Zo is het, dat Wij, de Raad van State gehoord en met gemeen overleg der Staten-Generaal, hebben goedgevonden en verstaan, gelijk Wij goedvinden en verstaan bij deze:

ARTIKEL I

De Luchtvaartwet1 wordt gewijzigd als volgt:

A

In artikel 77 worden de volgende wijzigingen aangebracht:

1. In het eerste lid wordt «artikel 26» vervangen door: artikel 26d.

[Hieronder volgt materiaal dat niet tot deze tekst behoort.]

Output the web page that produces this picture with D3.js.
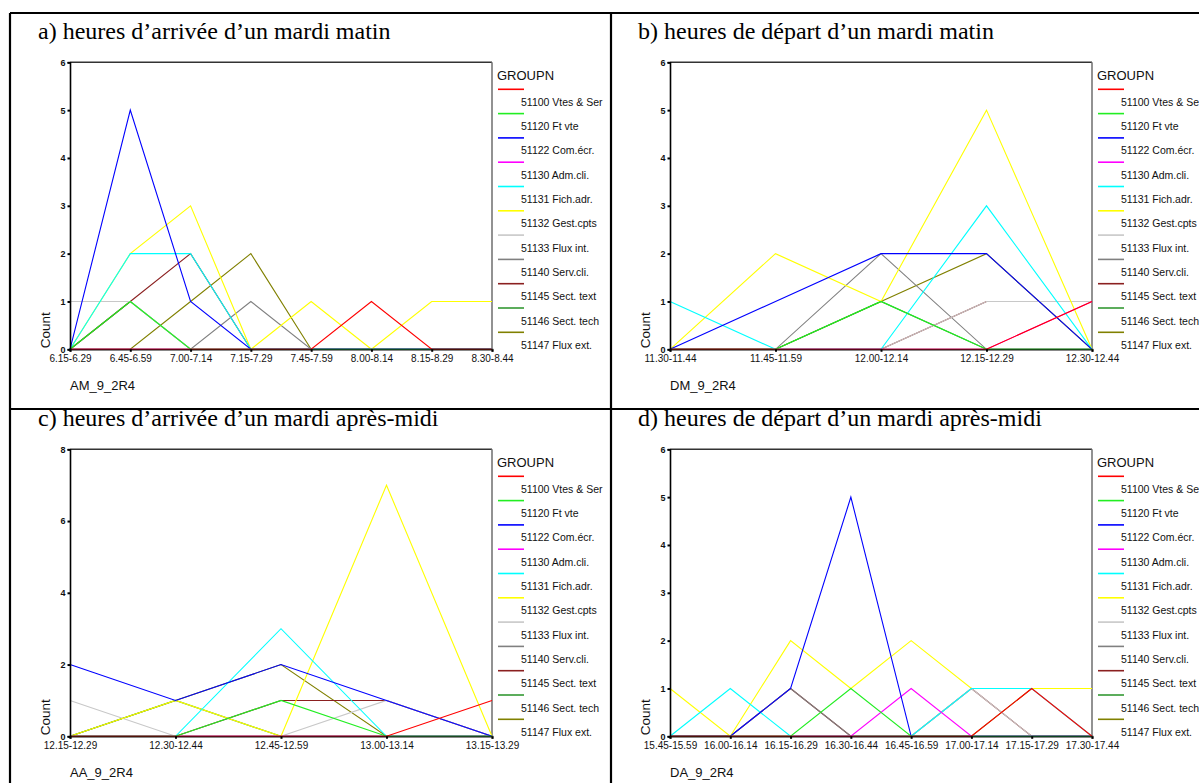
<!DOCTYPE html>
<html><head><meta charset="utf-8">
<script src="https://cdn.jsdelivr.net/npm/d3@7"></script>
<style>
body{margin:0;background:#fff}
text{font-family:"Liberation Sans",Arial,sans-serif;fill:#111}
.title{font-family:"Liberation Serif","Times New Roman",serif;font-size:24px;fill:#000}
</style>
</head><body>
<svg id="chart" width="1199" height="783"></svg>
<script>
const groups = ["51100 Vtes & Ser","51120 Ft vte","51122 Com.écr.","51130 Adm.cli.","51131 Fich.adr.","51132 Gest.cpts","51133 Flux int.","51140 Serv.cli.","51145 Sect. text","51146 Sect. tech","51147 Flux ext."];
const groupColors = ["#ff0000","#22ee22","#0000ff","#ff00ff","#00ffff","#ffff00","#c8c8c8","#808080","#8b2020","#339933","#808000"];

const titles = ["a) heures d’arrivée d’un mardi matin","b) heures de départ d’un mardi matin","c) heures d’arrivée d’un mardi après-midi","d) heures de départ d’un mardi après-midi"];
const varNames = ["AM_9_2R4","DM_9_2R4","AA_9_2R4","DA_9_2R4"];

const catsA = ["6.15-6.29","6.45-6.59","7.00-7.14","7.15-7.29","7.45-7.59","8.00-8.14","8.15-8.29","8.30-8.44"];
const valsA = [
  [0,0,0,0,0,1,0,0],
  [0,1,0,0,0,0,0,0],
  [0,5,1,0,0,0,0,0],
  [0,0,0,0,0,0,0,0],
  [0,2,2,0,0,0,0,0],
  [0,2,3,0,1,0,1,1],
  [1,1,0,0,0,0,0,0],
  [0,0,0,1,0,0,0,0],
  [0,1,2,0,0,0,0,0],
  [0,1,0,0,0,0,0,0],
  [0,0,1,2,0,0,0,0]
];
const catsB = ["11.30-11.44","11.45-11.59","12.00-12.14","12.15-12.29","12.30-12.44"];
const valsB = [
  [0,0,0,0,1],
  [0,0,1,0,0],
  [0,1,2,2,0],
  [0,0,0,0,1],
  [1,0,0,3,0],
  [0,2,1,5,0],
  [0,0,0,1,1],
  [0,0,2,0,0],
  [0,0,0,1,1],
  [0,0,1,0,0],
  [0,0,1,2,0]
];
const catsC = ["12.15-12.29","12.30-12.44","12.45-12.59","13.00-13.14","13.15-13.29"];
const valsC = [
  [0,0,0,0,1],
  [0,0,1,0,0],
  [2,1,2,1,0],
  [0,0,0,0,0],
  [0,0,3,0,0],
  [0,1,0,7,0],
  [1,0,0,1,0],
  [0,0,0,0,0],
  [0,0,1,1,0],
  [0,1,0,0,0],
  [0,1,2,0,0]
];
const catsD = ["15.45-15.59","16.00-16.14","16.15-16.29","16.30-16.44","16.45-16.59","17.00-17.14","17.15-17.29","17.30-17.44"];
const valsD = [
  [0,0,0,0,0,0,1,0],
  [0,0,0,1,0,0,0,0],
  [0,0,1,5,0,0,0,0],
  [0,0,0,0,1,0,0,0],
  [0,1,0,0,0,1,1,0],
  [1,0,2,1,2,1,1,1],
  [0,0,0,0,0,1,0,0],
  [0,0,1,0,0,0,0,0],
  [0,0,1,0,0,1,0,0],
  [0,0,0,0,0,0,0,0],
  [0,0,0,0,0,0,1,1]
];
const yMax = [6,6,8,6];
const yTicks = [[0,1,2,3,4,5,6],[0,1,2,3,4,5,6],[0,2,4,6,8],[0,1,2,3,4,5,6]];

const svg = d3.select("#chart");

// outer frame
const frame = svg.append("g").attr("stroke","#000").attr("stroke-width",2.2);
frame.append("line").attr("x1",10).attr("x2",1199).attr("y1",13).attr("y2",13);
frame.append("line").attr("x1",10).attr("x2",10).attr("y1",13).attr("y2",783);
frame.append("line").attr("x1",611).attr("x2",611).attr("y1",13).attr("y2",783);
frame.append("line").attr("x1",10).attr("x2",1199).attr("y1",409).attr("y2",409);

const panels = [
  {cats:catsA, vals:valsA, ox:0, oy:0},
  {cats:catsB, vals:valsB, ox:600, oy:0},
  {cats:catsC, vals:valsC, ox:0, oy:387},
  {cats:catsD, vals:valsD, ox:600, oy:387}
];

panels.forEach((p,pi)=>{
  const g = svg.append("g").attr("transform",`translate(${p.ox},${p.oy})`);
  const L=70, R=492, T=62.3, B=349.3;
  g.append("text").attr("class","title").attr("x",38).attr("y",39).text(titles[pi]);

  const x = d3.scalePoint().domain(p.cats).range([L,R]).padding(0);
  const y = d3.scaleLinear().domain([0,yMax[pi]]).range([B,T]);

  // frame top/right
  g.append("line").attr("x1",L).attr("x2",R).attr("y1",T).attr("y2",T).attr("stroke","#333").attr("stroke-width",1.5);
  g.append("line").attr("x1",R).attr("x2",R).attr("y1",T).attr("y2",B).attr("stroke","#777").attr("stroke-width",1.6);

  // lines, last group drawn first
  const line = d3.line().x((d,i)=>x(p.cats[i])).y(d=>y(d));
  const order = d3.range(p.vals.length).reverse();
  order.forEach(si=>{
    g.append("path").attr("d",line(p.vals[si])).attr("fill","none")
     .attr("stroke",groupColors[si]).attr("stroke-width",1.1);
  });

  const xa = g.append("g").attr("transform",`translate(0,${B})`)
    .call(d3.axisBottom(x).tickSize(2.5).tickPadding(3));
  xa.select(".domain").attr("stroke","#000").attr("stroke-width",2).attr("stroke-opacity",0.62);
  xa.selectAll(".tick line").attr("stroke","#000").attr("stroke-width",2);
  xa.selectAll(".tick text").style("font-size","10px").attr("fill","#111").style("font-family","'Liberation Sans',Arial,sans-serif");

  const ya = g.append("g").attr("transform",`translate(${L},0)`)
    .call(d3.axisLeft(y).tickValues(yTicks[pi]).tickSize(2.5).tickPadding(2).tickFormat(d3.format("d")));
  ya.select(".domain").attr("stroke","#000").attr("stroke-width",1.6);
  ya.selectAll(".tick line").attr("stroke","#000").attr("stroke-width",2);
  ya.selectAll(".tick text").style("font-size","9px").style("font-weight","bold").attr("fill","#222").style("font-family","'Liberation Sans',Arial,sans-serif");

  g.append("text").attr("transform",`translate(49.5,${B-1}) rotate(-90)`).style("font-size","13.5px").text("Count");
  g.append("text").attr("x",70).attr("y",B+41).style("font-size","13px").text(varNames[pi]);

  // legend
  const lg = g.append("g");
  lg.append("text").attr("x",497).attr("y",T+17.5).style("font-size","13px").text("GROUPN");
  groups.forEach((name,si)=>{
    const ly = T + 27 + si*24.3;
    lg.append("line").attr("x1",498).attr("x2",524).attr("y1",ly).attr("y2",ly)
      .attr("stroke",groupColors[si]).attr("stroke-width",1.6);
    lg.append("text").attr("x",521).attr("y",ly+16.5).style("font-size","10.5px").text(name);
  });
});
</script>
</body></html>
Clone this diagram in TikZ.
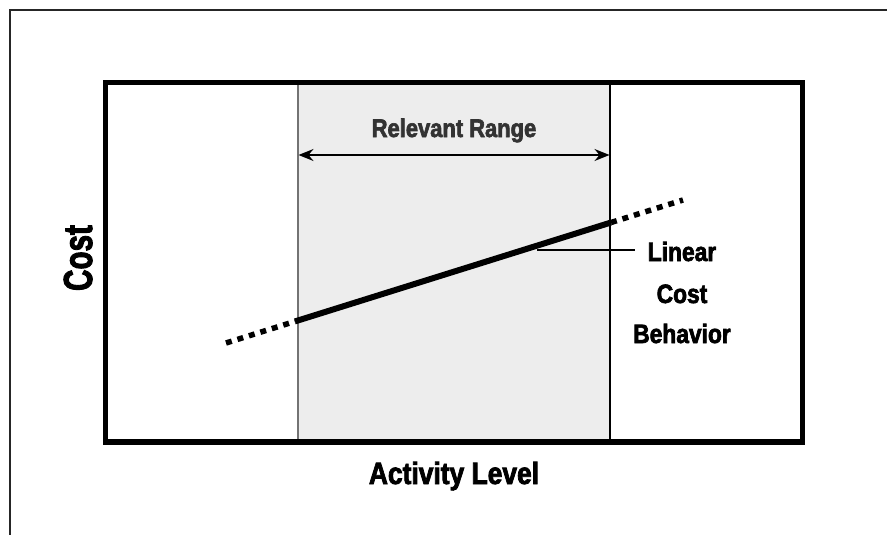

2. Na het achtste lid wordt onder vernummering van het negende lid in het tiende lid ingevoegd:

  • 9. Voor luchtvaartterrein Schiphol wordt het tarief van de heffing per rekeneenheid geluidsproduktie, bedoeld in het achtste lid, met f 155,– verhoogd.

B

In artikel 77b, tweede lid, wordt «ingevoerd» vervangen door: ingevorderd.

ARTIKEL II

Het Heffingenbesluit Geluidhinder Burgerluchtvaartuigen wordt ingetrokken.

ARTIKEL III

Deze wet treedt in werking met ingang van de eerste dag van de eerste kalendermaand na de datum van uitgifte van het Staatsblad waarin het wordt geplaatst, met uitzondering van artikel I, onderdeel A, onder 1, dat in werking treedt met ingang van de dag na de datum van uitgifte van het Staatsblad waarin zij wordt geplaatst en dat terugwerkt tot en met 17 augustus 1994.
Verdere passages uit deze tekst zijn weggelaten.